Photo: Jim When the 2008 Farm Bill passed, Michael Pollan took to the pages of Grist to ask, "why so little change on the key issue? Why didn't we get a food bill, rather than another farm bill?" Then he tasked food reformers to prepare for the next one, when change might really happen:
It's not enough to engage the public, important as that is; we also have to get much smarter about both policy and politics, and craft some attractive proposals that will divide the farm block as well as move us to a healthier and more sustainable food system -- economically sustainable for farmers and farm workers and environmentally sustainable.

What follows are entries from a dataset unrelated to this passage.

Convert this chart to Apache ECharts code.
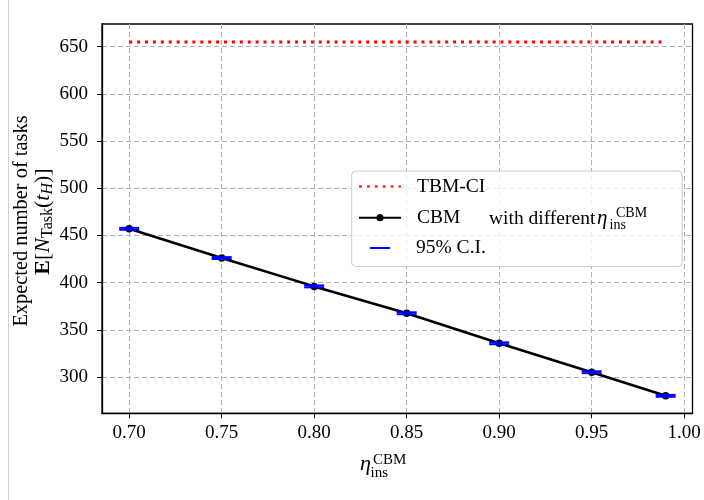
<!DOCTYPE html>
<html><head><meta charset="utf-8">
<script src="https://cdn.jsdelivr.net/npm/echarts@6/dist/echarts.min.js"></script>
<style>html,body{margin:0;padding:0;background:#fff}#c{width:704px;height:500px}</style>
</head><body><div id="c"></div>
<script>
// ---- data ----
const etaValues = [0.70, 0.75, 0.80, 0.85, 0.90, 0.95, 0.99];
const cbmTasks  = [457, 426, 396, 367.5, 335.7, 305, 280];
const ciLower   = [456, 425, 395, 366.5, 334.7, 304, 279];
const ciUpper   = [458, 427, 397, 368.5, 336.7, 306, 281];
const tbmTasks  = [655, 655, 655, 655, 655, 655, 655];
const xTicks = [0.70, 0.75, 0.80, 0.85, 0.90, 0.95, 1.00];
const yTicks = [300, 350, 400, 450, 500, 550, 600, 650];

const SERIF = '"Liberation Serif","Times New Roman",serif';
const chart = echarts.init(document.getElementById('c'), null, {renderer:'canvas'});

const pair = (xs, ys) => xs.map((x, i) => [x, ys[i]]);

const option = {
  animation: false,
  backgroundColor: '#fff',
  grid: {left: 102, right: 11.5, top: 24, bottom: 86.7, show: true,
         borderColor: '#000', borderWidth: 1.3, backgroundColor: 'transparent'},
  xAxis: {
    type: 'value', min: 0.6853, max: 1.0045, splitNumber: 6,
    axisLine: {show: true, lineStyle: {color: '#000', width: 1.3}},
    axisTick: {show: true, length: 5, lineStyle: {color: '#000', width: 1}, customValues: xTicks},
    axisLabel: {customValues: xTicks, formatter: v => Number(v).toFixed(2), color: '#000',
                fontFamily: SERIF, fontSize: 19, margin: 10},
    splitLine: {show: true, lineStyle: {color: '#b0b0b0', width: 1, type: [5, 3]}}
  },
  yAxis: {
    type: 'value', min: 261.5, max: 674.05, splitNumber: 8,
    axisLine: {show: true, lineStyle: {color: '#000', width: 1.3}},
    axisTick: {show: true, length: 5, lineStyle: {color: '#000', width: 1}, customValues: yTicks},
    axisLabel: {customValues: yTicks, formatter: v => String(Math.round(v)), color: '#000',
                fontFamily: SERIF, fontSize: 19, margin: 14},
    splitLine: {show: true, lineStyle: {color: '#b0b0b0', width: 1, type: [5, 3]}}
  },
  legend: [
    {
      data: [{name: 'TBM-CI', itemStyle: {opacity: 0}}, 'CBM'], orient: 'vertical', left: 358, top: 176.5,
      itemWidth: 42, itemHeight: 9, itemGap: 11.2, padding: 0,
      textStyle: {fontFamily: SERIF, fontSize: 19.5, color: '#000', padding: [0, 0, 0, 11]},
      z: 20
    },
    {
      data: [{name: '95% C.I.', icon: 'rect', itemStyle: {color: '#0000ff', opacity: 1}}],
      orient: 'vertical', left: 370, top: 238,
      itemWidth: 20, itemHeight: 2, padding: 0,
      textStyle: {fontFamily: SERIF, fontSize: 19.5, color: '#000', padding: [0, 0, 0, 21]},
      z: 20
    }
  ],
  series: [
    {
      name: 'TBM-CI', type: 'line', data: pair(etaValues, tbmTasks), symbol: 'none',
      lineStyle: {color: '#ff0000', width: 3, type: [3, 4.9], cap: 'butt'},
      itemStyle: {color: '#ff0000'}, z: 3
    },
    {
      name: 'CBM', type: 'line', data: pair(etaValues, cbmTasks), symbol: 'circle', symbolSize: 7.5,
      lineStyle: {color: '#000', width: 2.6}, itemStyle: {color: '#000'}, z: 3
    },
    {
      name: '95% C.I.', type: 'scatter', data: pair(etaValues, ciLower), symbol: 'rect',
      symbolSize: [20, 2], itemStyle: {color: '#0000ff', opacity: 1}, z: 4
    },
    {
      name: '95% C.I.', type: 'scatter', data: pair(etaValues, ciUpper), symbol: 'rect',
      symbolSize: [20, 2], itemStyle: {color: '#0000ff', opacity: 1}, z: 4
    }
  ],
  graphic: [
    {type: 'line', shape: {x1: 8.5, y1: 0, x2: 8.5, y2: 500}, style: {stroke: '#d0d0d0', lineWidth: 1}, z: 1},
    {type: 'rect', shape: {x: 351.7, y: 171, width: 330.5, height: 95.5, r: 4},
     style: {fill: 'rgba(255,255,255,0.8)', stroke: '#cccccc', lineWidth: 1}, z: 10},
    // legend extra text: "with different η_ins^CBM"
    {type: 'text', x: 489, y: 218.6, z: 21,
     style: {text: 'with different', fontFamily: SERIF, fontSize: 19.5, fill: '#000', verticalAlign: 'middle'}},
    {type: 'text', x: 597, y: 218.6, z: 21,
     style: {text: 'η', fontFamily: SERIF, fontStyle: 'italic', fontSize: 21, fill: '#000', verticalAlign: 'middle'}},
    {type: 'text', x: 616, y: 213.5, z: 21,
     style: {text: 'CBM', fontFamily: SERIF, fontSize: 14, fill: '#000', verticalAlign: 'middle'}},
    {type: 'text', x: 609.5, y: 225.5, z: 21,
     style: {text: 'ins', fontFamily: SERIF, fontSize: 14, fill: '#000', verticalAlign: 'middle'}},
    // x-axis title
    {type: 'text', x: 360, y: 464.5, z: 21,
     style: {text: 'η', fontFamily: SERIF, fontStyle: 'italic', fontSize: 22, fill: '#000', verticalAlign: 'middle'}},
    {type: 'text', x: 373, y: 460, z: 21,
     style: {text: 'CBM', fontFamily: SERIF, fontSize: 15, fill: '#000', verticalAlign: 'middle'}},
    {type: 'text', x: 370.5, y: 473, z: 21,
     style: {text: 'ins', fontFamily: SERIF, fontSize: 15, fill: '#000', verticalAlign: 'middle'}},
    // y-axis title
    {type: 'group', x: 22, y: 221, rotation: Math.PI / 2, z: 21, children: [
      {type: 'text', x: 0, y: 0,
       style: {text: 'Expected number of tasks', fontFamily: SERIF, fontSize: 20.4, fill: '#000',
               align: 'center', verticalAlign: 'middle'}}
    ]},
    {type: 'group', x: 48, y: 221.5, rotation: Math.PI / 2, z: 21, children: [
      {type: 'text', x: 0, y: 0,
       style: {text: '{b|E}{n|[}{i|N}{s|Task}{n|(}{i|t}{si|H}{n|)]}', align: 'center', verticalAlign: 'middle',
               fontFamily: SERIF, fill: '#000',
               rich: {
                 b: {fontFamily: SERIF, fontWeight: 'bold', fontSize: 22, lineHeight: 22, verticalAlign: 'top'},
                 n: {fontFamily: SERIF, fontSize: 22, lineHeight: 22, verticalAlign: 'top'},
                 i: {fontFamily: SERIF, fontStyle: 'italic', fontSize: 22, lineHeight: 22, verticalAlign: 'top'},
                 s: {fontFamily: SERIF, fontSize: 16, lineHeight: 32, verticalAlign: 'middle'},
                 si: {fontFamily: SERIF, fontStyle: 'italic', fontSize: 16, lineHeight: 32, verticalAlign: 'middle'}
               }}}
    ]}
  ]
};
chart.setOption(option);
</script>
</body></html>
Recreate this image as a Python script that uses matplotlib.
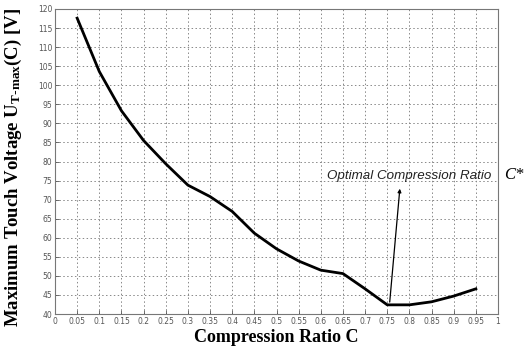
import matplotlib
matplotlib.use("Agg")
import matplotlib.pyplot as plt
import numpy as np

ratio = [0.05, 0.10, 0.15, 0.20, 0.25, 0.30, 0.35, 0.40, 0.45, 0.50,
         0.55, 0.60, 0.65, 0.70, 0.75, 0.80, 0.85, 0.90, 0.95]
voltage = [117.6, 103.6, 93.3, 85.5, 79.4, 73.8, 70.8, 66.9, 61.2, 57.1,
           53.9, 51.5, 50.6, 46.6, 42.4, 42.4, 43.2, 44.7, 46.6]
x_ticks = [round(0.05 * i, 2) for i in range(21)]
x_ticklabels = ["0", "0.05", "0.1", "0.15", "0.2", "0.25", "0.3", "0.35", "0.4", "0.45",
                "0.5", "0.55", "0.6", "0.65", "0.7", "0.75", "0.8", "0.85", "0.9", "0.95", "1"]
y_ticks = list(range(40, 121, 5))

plt.rcParams['mathtext.default'] = 'regular'
fig = plt.figure(figsize=(5.26, 3.51), dpi=100)
ax = fig.add_axes([55/526, 1 - 314/351, (498-55)/526, (314-9)/351])

ax.plot(ratio, voltage, color='black', lw=2.0)
ax.set_xlim(0, 1)
ax.set_ylim(40, 120)
ax.set_xticks(x_ticks)
ax.set_xticklabels(x_ticklabels)
ax.set_yticks(y_ticks)
ax.tick_params(direction='in', length=3, labelsize=5.5, colors='#555555', width=0.6, pad=2)
ax.grid(True, linestyle=(0, (1.5, 2.5)), color='#888888', lw=0.7)
for s in ax.spines.values():
    s.set_color('#777777')
    s.set_linewidth(0.8)

ax.annotate('', xy=(0.779, 73.6), xytext=(0.755, 42.4),
            arrowprops=dict(arrowstyle='-|>', color='black', lw=0.9, mutation_scale=5))
ax.text(0.80, 76.2, 'Optimal Compression Ratio', fontsize=9.6, style='italic',
        family='Liberation Sans', ha='center', va='center', color='#222222')
fig.text(504/526, 1 - 175/351, 'C*', fontsize=12, style='italic', family='Liberation Serif',
         ha='left', va='center')

ax.set_xlabel('Compression Ratio C', fontsize=13, fontweight='bold', family='Liberation Serif', labelpad=2)
ax.set_ylabel('Maximum Touch Voltage U$_{T\\text{-}max}$(C) [V]', fontsize=13.5, fontweight='bold',
              family='Liberation Serif')
ax.yaxis.set_label_coords(-0.07, 0.48)

fig.savefig('out.png', dpi=100)
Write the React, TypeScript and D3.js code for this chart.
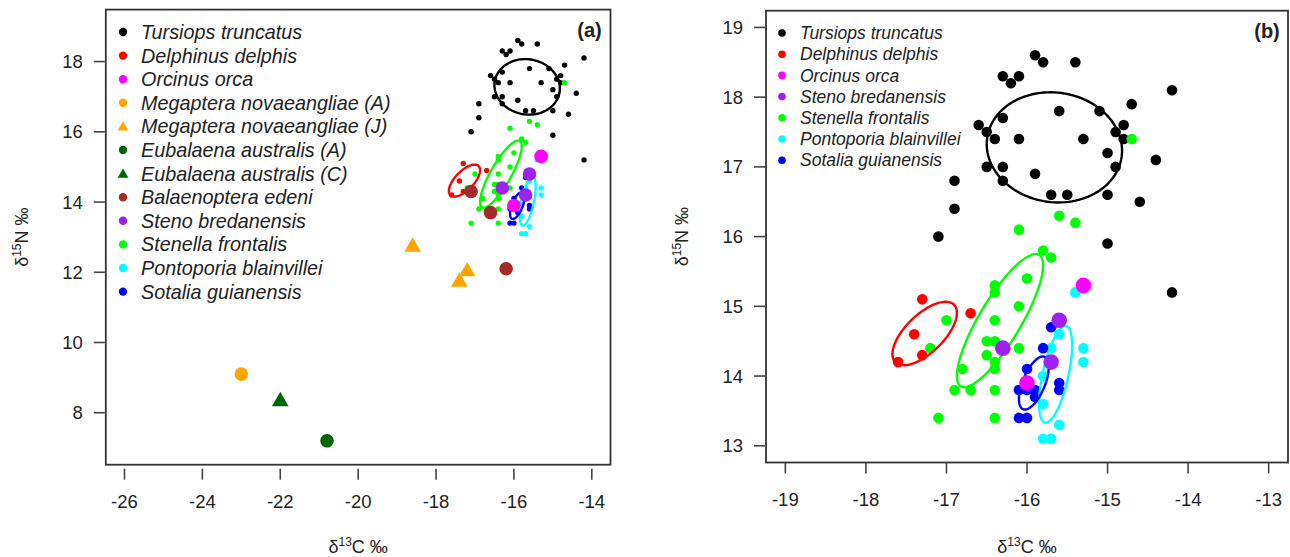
import * as d3 from 'd3';

// species values (δ13C, δ15N)
const tursiops = [
  [-15.9, 18.6], [-15.8, 18.5], [-15.4, 18.5], [-16.3, 18.3], [-16.1, 18.3], [-16.2, 18.2],
  [-14.2, 18.1], [-14.7, 17.9], [-15.6, 17.8], [-15.1, 17.8], [-16.3, 17.7], [-16.6, 17.6],
  [-14.8, 17.6], [-16.5, 17.5], [-14.9, 17.5], [-16.4, 17.4], [-16.1, 17.4], [-15.3, 17.4],
  [-14.8, 17.4], [-15.0, 17.2], [-14.4, 17.1], [-16.5, 17.0], [-16.3, 17.0], [-14.9, 17.0],
  [-15.9, 16.9], [-16.3, 16.8], [-16.9, 16.8], [-15.7, 16.6], [-15.5, 16.6], [-15.0, 16.6],
  [-14.6, 16.5], [-16.9, 16.4], [-17.1, 16.0], [-15.0, 15.9], [-14.2, 15.2],
];
const delphinus = [[-17.3, 15.1], [-16.7, 14.9], [-17.4, 14.6], [-17.3, 14.3], [-17.6, 14.2]];
const orcinus = [[-15.3, 15.3], [-16.0, 13.9]];
const megapteraA = [[-23.0, 9.1]];
const megapteraJ = [[-18.6, 12.75], [-17.2, 12.05], [-17.4, 11.75]];
const eubalaenaA = [[-20.8, 7.2]];
const eubalaenaC = [[-22.0, 8.35]];
const balaenoptera = [[-17.1, 14.3], [-16.6, 13.7], [-16.2, 12.1]];
const steno = [[-15.6, 14.8], [-16.3, 14.4], [-15.7, 14.2]];
const stenella = [
  [-15.6, 16.3], [-15.4, 16.2], [-16.1, 16.1], [-15.8, 15.8], [-15.7, 15.7], [-16.0, 15.4],
  [-16.4, 15.3], [-16.4, 15.2], [-16.1, 15.0], [-17.0, 14.8], [-16.4, 14.8], [-16.5, 14.5],
  [-16.4, 14.5], [-17.2, 14.4], [-16.1, 14.4], [-16.5, 14.3], [-16.4, 14.2], [-16.4, 14.1],
  [-16.8, 14.1], [-16.9, 13.8], [-16.7, 13.8], [-16.4, 13.8], [-17.1, 13.4], [-16.4, 13.4],
  [-14.7, 17.4],
];
const pontoporia = [
  [-15.4, 15.2], [-15.6, 14.6], [-15.7, 14.4], [-15.3, 14.4], [-15.3, 14.2], [-15.8, 14.0],
  [-15.8, 13.6], [-15.6, 13.3], [-15.8, 13.1], [-15.7, 13.1],
];
const sotalia = [
  [-15.7, 14.7], [-15.8, 14.4], [-16.0, 14.1], [-16.1, 13.8], [-16.0, 13.8], [-15.9, 13.8],
  [-15.9, 13.7], [-15.6, 13.9], [-15.6, 13.8], [-16.1, 13.4], [-16.0, 13.4],
];

// standard ellipses: [cx, cy, sdX, sdY, rho]
const ellipseTursiops = [-15.66, 17.28, 0.84, 0.79, -0.06];
const ellipseDelphinus = [-17.27, 14.61, 0.4, 0.455, 0.65];
const ellipseStenella = [-16.335, 14.795, 0.535, 0.955, 0.83];
const ellipsePontoporia = [-15.645, 14.025, 0.205, 0.695, 0.6];
const ellipseSotalia = [-15.915, 13.9, 0.185, 0.38, 0.6];

const speciesA = [
  'Tursiops truncatus', 'Delphinus delphis', 'Orcinus orca', 'Megaptera novaeangliae (A)',
  'Megaptera novaeangliae (J)', 'Eubalaena australis (A)', 'Eubalaena australis (C)',
  'Balaenoptera edeni', 'Steno bredanensis', 'Stenella frontalis', 'Pontoporia blainvillei',
  'Sotalia guianensis',
];
const speciesB = [
  'Tursiops truncatus', 'Delphinus delphis', 'Orcinus orca', 'Steno bredanensis',
  'Stenella frontalis', 'Pontoporia blainvillei', 'Sotalia guianensis',
];

const xTicksA = [-26, -24, -22, -20, -18, -16, -14];
const yTicksA = [8, 10, 12, 14, 16, 18];
const xTicksB = [-19, -18, -17, -16, -15, -14, -13];
const yTicksB = [13, 14, 15, 16, 17, 18, 19];

const pointsBySpecies: Record<string, number[][]> = {
  'Tursiops truncatus': tursiops,
  'Delphinus delphis': delphinus,
  'Orcinus orca': orcinus,
  'Megaptera novaeangliae (A)': megapteraA,
  'Megaptera novaeangliae (J)': megapteraJ,
  'Eubalaena australis (A)': eubalaenaA,
  'Eubalaena australis (C)': eubalaenaC,
  'Balaenoptera edeni': balaenoptera,
  'Steno bredanensis': steno,
  'Stenella frontalis': stenella,
  'Pontoporia blainvillei': pontoporia,
  'Sotalia guianensis': sotalia,
};
const ellipseBySpecies: Record<string, number[]> = {
  'Tursiops truncatus': ellipseTursiops,
  'Delphinus delphis': ellipseDelphinus,
  'Stenella frontalis': ellipseStenella,
  'Pontoporia blainvillei': ellipsePontoporia,
  'Sotalia guianensis': ellipseSotalia,
};

const colors: Record<string, string> = {
  'Tursiops truncatus': '#000000',
  'Delphinus delphis': '#ff0000',
  'Orcinus orca': '#ff00ff',
  'Megaptera novaeangliae (A)': '#ffa500',
  'Megaptera novaeangliae (J)': '#ffa500',
  'Eubalaena australis (A)': '#006400',
  'Eubalaena australis (C)': '#006400',
  'Balaenoptera edeni': '#a52a2a',
  'Steno bredanensis': '#a020f0',
  'Stenella frontalis': '#00ff00',
  'Pontoporia blainvillei': '#00ffff',
  'Sotalia guianensis': '#0000ff',
};
const triangles = ['Megaptera novaeangliae (J)', 'Eubalaena australis (C)'];
const bigA = ['Orcinus orca', 'Megaptera novaeangliae (A)', 'Megaptera novaeangliae (J)',
  'Eubalaena australis (A)', 'Eubalaena australis (C)', 'Balaenoptera edeni', 'Steno bredanensis'];
const bigB = ['Orcinus orca', 'Steno bredanensis'];

const FONT = '"Liberation Sans", Arial, sans-serif';

type PanelProps = {
  label: string;
  species: string[];
  big: string[];
  left: number; right: number; top: number; bottom: number;
  xDomain: [number, number]; yDomain: [number, number];
  xTicks: number[]; yTicks: number[];
  xTickGap: number;
  smallR: number; bigR: number; triSize: number;
  legend: { x: number; y: number; step: number; font: number; r: number; tri: number };
  yTitleX: number;
};

const ellipsePath = (e: number[], x: d3.ScaleLinear<number, number>, y: d3.ScaleLinear<number, number>) => {
  const [cx, cy, sx, sy, rho] = e;
  const pts = d3.range(0, 120).map((i) => {
    const t = (i / 120) * Math.PI * 2;
    return [cx + sx * Math.cos(t), cy + sy * (rho * Math.cos(t) + Math.sqrt(1 - rho * rho) * Math.sin(t))];
  });
  return d3.line<number[]>().x((d) => x(d[0])).y((d) => y(d[1])).curve(d3.curveLinearClosed)(pts) || '';
};

const Panel = (p: PanelProps) => {
  const x = d3.scaleLinear().domain(p.xDomain).range([p.left, p.right]);
  const y = d3.scaleLinear().domain(p.yDomain).range([p.bottom, p.top]);
  const tri = (s: number) => d3.symbol(d3.symbolTriangle, s)() || '';

  const marker = (sp: string, cx: number, cy: number, r: number, ts: number, key: string) =>
    triangles.includes(sp)
      ? <path key={key} d={tri(ts)} transform={`translate(${cx},${cy + 1})`} fill={colors[sp]} />
      : <circle key={key} cx={cx} cy={cy} r={r} fill={colors[sp]} />;

  const small = p.species.filter((s) => !p.big.includes(s));
  const big = p.species.filter((s) => p.big.includes(s));
  const tickBottom = p.bottom + p.xTickGap;

  return (
    <g fontFamily={FONT}>
      {/* small points */}
      {small.map((sp) => pointsBySpecies[sp].map((d, i) =>
        marker(sp, x(d[0]), y(d[1]), p.smallR, p.triSize, `${sp}-${i}`)))}
      {/* ellipses */}
      {p.species.filter((sp) => ellipseBySpecies[sp]).map((sp) => (
        <path key={`e-${sp}`} d={ellipsePath(ellipseBySpecies[sp], x, y)} fill="none"
          stroke={colors[sp]} strokeWidth={2.4} />
      ))}
      {/* big points */}
      {big.map((sp) => pointsBySpecies[sp].map((d, i) =>
        marker(sp, x(d[0]), y(d[1]), p.bigR, p.triSize, `${sp}-b${i}`)))}

      {/* box */}
      <rect x={p.left} y={p.top} width={p.right - p.left} height={p.bottom - p.top}
        fill="none" stroke="#333" strokeWidth={1.8} />

      {/* x axis */}
      {p.xTicks.map((t) => (
        <g key={`x${t}`}>
          <line x1={x(t)} x2={x(t)} y1={tickBottom} y2={tickBottom + 11} stroke="#444" strokeWidth={1.6} />
          <text x={x(t)} y={p.bottom + 43} textAnchor="middle" fontSize={18.5} fill="#222">{t}</text>
        </g>
      ))}
      {/* y axis */}
      {p.yTicks.map((t) => (
        <g key={`y${t}`}>
          <line x1={p.left - 12} x2={p.left - 1} y1={y(t)} y2={y(t)} stroke="#444" strokeWidth={1.6} />
          <text x={p.left - 23} y={y(t)} dy="0.35em" textAnchor="end" fontSize={18.5} fill="#222">{t}</text>
        </g>
      ))}

      {/* axis titles */}
      <text x={(p.left + p.right) / 2} y={553} textAnchor="middle" fontSize={18} fill="#222">
        δ<tspan fontSize={12} dy={-7}>13</tspan><tspan dy={7}>C ‰</tspan>
      </text>
      <text transform={`translate(${p.yTitleX},${(p.top + p.bottom) / 2}) rotate(-90)`} textAnchor="middle"
        fontSize={18} fill="#222">
        δ<tspan fontSize={12} dy={-7}>15</tspan><tspan dy={7}>N ‰</tspan>
      </text>

      {/* panel label */}
      <text x={p.right - 21} y={p.top + 27} textAnchor="middle" fontSize={20} fontWeight="bold" fill="#222">
        {p.label}
      </text>

      {/* legend */}
      {p.species.map((sp, i) => {
        const ly = p.legend.y + i * p.legend.step;
        return (
          <g key={`l-${sp}`}>
            {marker(sp, p.legend.x, ly, p.legend.r, p.legend.tri, `lm-${sp}`)}
            <text x={p.legend.x + 18} y={ly} dy="0.35em" fontSize={p.legend.font} fontStyle="italic" fill="#222">
              {sp}
            </text>
          </g>
        );
      })}
    </g>
  );
};

export default function App() {
  return (
    <svg width={1290} height={557} style={{ position: 'absolute', left: 0, top: 0, background: '#fff' }}>
      <Panel
        label="(a)" species={speciesA} big={bigA}
        left={105.8} right={610.5} top={9.6} bottom={464.7}
        xDomain={[-26.48, -13.52]} yDomain={[6.52, 19.48]}
        xTicks={xTicksA} yTicks={yTicksA} xTickGap={4}
        smallR={2.7} bigR={6.8} triSize={120}
        legend={{ x: 123, y: 32, step: 23.6, font: 19.8, r: 4.2, tri: 50 }}
        yTitleX={28}
      />
      <Panel
        label="(b)" species={speciesB} big={bigB}
        left={766} right={1288} top={10.7} bottom={462.5}
        xDomain={[-19.24, -12.76]} yDomain={[12.76, 19.24]}
        xTicks={xTicksB} yTicks={yTicksB} xTickGap={0}
        smallR={5.3} bigR={7.8} triSize={120}
        legend={{ x: 782, y: 33, step: 21.2, font: 17.5, r: 3.8, tri: 40 }}
        yTitleX={688}
      />
    </svg>
  );
}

Since then, food reformers -- who have begun to drive the media conversation as well as force agribusiness to engage in opposition research new marketing campaigns -- have had reason to hope they might control the debate over the next Farm Bill.
But the recession plus the Republican wave of 2010 smashed those hopes. The ensuing GOP governing philosophy of corporate welfare combined with budget-cutting mania led Tom Philpott to opine earlier this year that the "Budget fight threatens to turn Farm Bill into Industrial Ag Bill." Though the Farm Bill only comes up every five years, Congress appropriates money on an annual basis; the fight over this year's spending is just now coming to an end.
In this latest agriculture budget battle, the GOP targeted conservation programs, which serve as rare counterweights to a system designed to encourage excessive production of commodities like corn, soy and cotton. Organic transition, rural development programs, and research funding also took considerable hits. Without these elements of the bill, practically all that remains are policies that encourage overproduction of a small set of commodities -- namely, the programs most associated with agribusiness.
And there remains enormous pressure to find even more "savings" in agricultural subsidies. Unlike in the past, when talk of cutting subsidies ended up as just that, Congress is currently full of conservative "true believers" in austerity, who don't seem concerned about voting against their constituents' interests, even in farm states. Significant reductions to traditional commodity programs are a very real possibility. Of course, in bargaining situations such as this one, the most influential insiders do all they can to protect their interests at the expense of less powerful players. In the case of farm subsidies that could mean protection for commodities producers and reductions in the programs that support sustainable agriculture.
This reality has encouraged a hands-off approach to this year's Farm Bill from one major potential force for reform: AGree, a recently formed coalition that includes the Gates Foundation, the Packard Foundation, the Ford Foundation, the Robert Wood Johnson Foundation, and the McKnight Foundation. The group hopes to "break the stalemate" on agricultural policy in this country -- just not this year.
AGree's co-chair and former Clinton administration USDA Secretary Dan Glickman said in an interview that when the group does get more fully involved, it will focus on a "three-legged stool" of agricultural policy: Risk management, research, and conservation. We'll just have to wait until 2017 to see if it's a stool we can sit on.
One source of new ideas for this year's Farm Bill is the National Farmers Union, the moderate counterpart to the more "notorious" American Farm Bureau (the AFB is the group that has called for war with food reformers and is the most strident in its climate denial).
The NFU just released a study that explains how the use of what they call "farmer-owned reserves" would have have saved over $56 billion in taxpayer money over the last 12 years. The very complex idea goes something like this: farmers would get paid by the government to put some of their harvest in reserve to use as a buffer for both high and low prices. The reserve wouldn't be government-owned or controlled, and market forces would drive the decision to stock-pile it or sell it. What's interesting is that such a reserve reduces both over-production of commodities and price spikes such as the one we're experiencing now. And it wouldn't interfere with farmers' ability to sell abroad, which -- for better or for worse -- is a major source of income for commodity growers. Their proposal could represent a small but significant improvement in our subsidy system.
We're clearly not looking at Michael Pollan's vision for the Farm Bill. But these might be the kinds of positive changes we can expect this time around. And if food reformers want to show themselves to be the sophisticated players in food and ag policy they strive to be, it might require pushing for ideas like these, now that the Whole Enchilada is off the table.